Loyola University Chicago

The President’s Medallion

Michael Hutz

PHOTO: Natalie BattagliaMichael Hutz, who as an undergraduate served as captain of the Rambler men’s volleyball team, is now a fourth-year medical student. His advice to other students? “You need to make learning fun,” he says.

Stritch School of Medicine 

Michael Hutz

NCAA athlete. Stellar student. Tireless volunteer. Michael Hutz has been all of these at Loyola—and now he’s just a few months away from adding one more impressive title: medical doctor.

Hutz, who as an undergraduate served as captain of the Rambler men’s volleyball team, is a fourth-year medical student at the Stritch School of Medicine. While at Stritch, he served as president of the Medical Student Union and also attended a prestigious Vatican conference on adult stem cell research.

Here, he talks about his commitment to helping others, why learning should always be fun, and what it felt like to see his little brother win an NCAA championship.

What’s your favorite Loyola memory?

Last year, I got to watch my younger brother, Peter, win the NCAA men’s volleyball national championship on Loyola’s home court. He and I grew up playing volleyball together, and to be able to watch him hoist the championship trophy for Loyola was so special for me. I’d like to think I taught him everything he knows (but I would be kidding myself).

Talk a little about a professor or mentor who inspired you.

I have been truly blessed to be able to work with many wonderful faculty and staff at the Stritch School of Medicine. But one mentor who has been particularly influential is Dr. Linda Brubaker. Not only is she an exceptional dean, she is also an outstanding surgeon, researcher, teacher and above all, a wonderful person. If I could in some small way emulate her as a physician and person, I would consider that to be a successful career.

Tell us about your volunteer/service work and what it means to you.

I have had the opportunity to serve in a variety of roles during my tenure at Loyola, but one thing I have never done was participate in an international service immersion trip. This February I will be traveling on a medical mission trip with the ENT department at Loyola to the Dominican Republic. I couldn’t be more grateful to have the opportunity to use my time and talents to help others, and I look forward to serving those less fortunate than I who are in dire need of medical care.

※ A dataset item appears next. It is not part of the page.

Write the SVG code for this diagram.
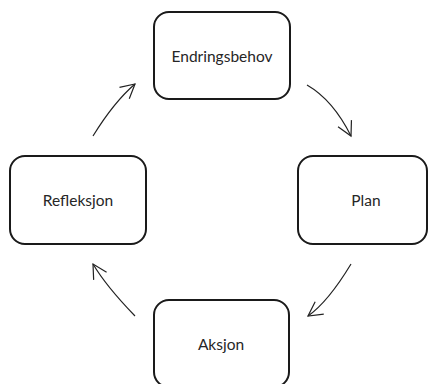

Any advice you would give students about how to get the most out of their education?

You need to make learning fun. Surround yourself with people who you enjoy being around who also work hard. I have been blessed with some amazing friends in my medical school class with whom I’ve studied and excelled with over the last four years. I don’t think I would have been as successful—or had nearly as much fun in school—without them.

Any spots on campus or in Chicago that you’ll miss?

I have been able to spend the last nine years of my life in Chicago between the Loyola’s Lake Shore Campus and the medical campus. It has been a wonderful experience. If there is anything I will miss most, it will be Lake Michigan and summers in Chicago. It’s always magical to watch the entire city awaken from its extended hibernation every year.

And finally, what do you hope to be doing 10 years from now?

I absolutely love teaching and seeing the joy that others receive when that proverbial light bulb goes on. I would love to be at an academic medical center where I can not only see patients and operate, but also teach and help form the next generation of physicians who will be taking care of this great country.